- Budweiser maker said to discuss offer of about 43 pounds
- U.K. brewer said to want a price closer to 45 pounds
Anheuser-Busch InBev NV has discussed raising its takeover bid for SABMiller Plc to about 43 pounds ($66) a share, a level that leaves the two sides at odds days before a deadline for a formal offer, people familiar with the discussions said.
U.K. brewer SABMiller wants AB InBev to pay closer to 45 pounds a share, said the people, who asked not to be identified as the discussions aren’t public. SABMiller hasn’t entered formal talks because it views the most-recent proposed bid of 42.15 pounds as too low. The Financial Times reported Monday that AB InBev raised its offer to 43.50 pounds, or 70 billion pounds ($108 billion), citing people familiar with the matter whom it didn’t identify. Representatives from both companies declined to comment.
The back-and-forth follows a contentious week for the world’s two biggest brewers, who between them control half of the industry’s profit pool. SABMiller Chairman Jan du Plessis said Wednesday that AB InBev’s proposal “substantially” undervalues the company. AB InBev Chief Executive Officer Carlos Brito countered by saying the board’s opposition lacks credibility and shareholders are being offered a price the brewer alone won’t achieve anytime soon.
SABMiller rose 0.9 percent to 3,700 pence at 1:58 p.m. in London trading, while AB InBev was little changed at 98.20 euros in Brussels.
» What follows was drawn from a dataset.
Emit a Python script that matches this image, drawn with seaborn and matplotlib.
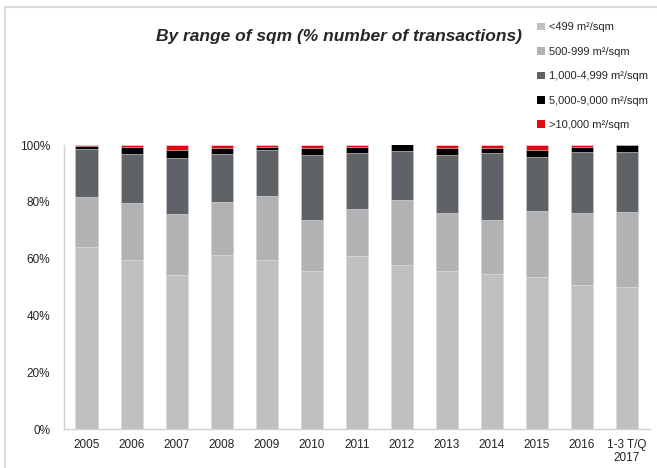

AB InBev wants SABMiller’s exposure to emerging markets in Latin America and Africa, while SABMiller is trying to maintain its independence, and sought to rally shareholders around its refusal to enter talks by doubling a target of planned cost savings. Under U.K. takeover law, Leuven, Belgium-based AB InBev has until 5 p.m. on Oct. 14 to make a formal offer or it must walk away. If it doesn’t bid it can’t renew its takeover effort for six months.
SABMiller’s investors around the globe are now choosing sides in the industry’s biggest-ever deal. Altria Group Inc. -- the biggest shareholder, with a 27 percent stake -- supports AB InBev’s current proposal. An investment banker close to Colombia’s Santo Domingo family, which controls 14 percent, said SABMiller has better growth prospects than its larger suitor. On Friday, two big institutional shareholders backed SABMiller’s rejection.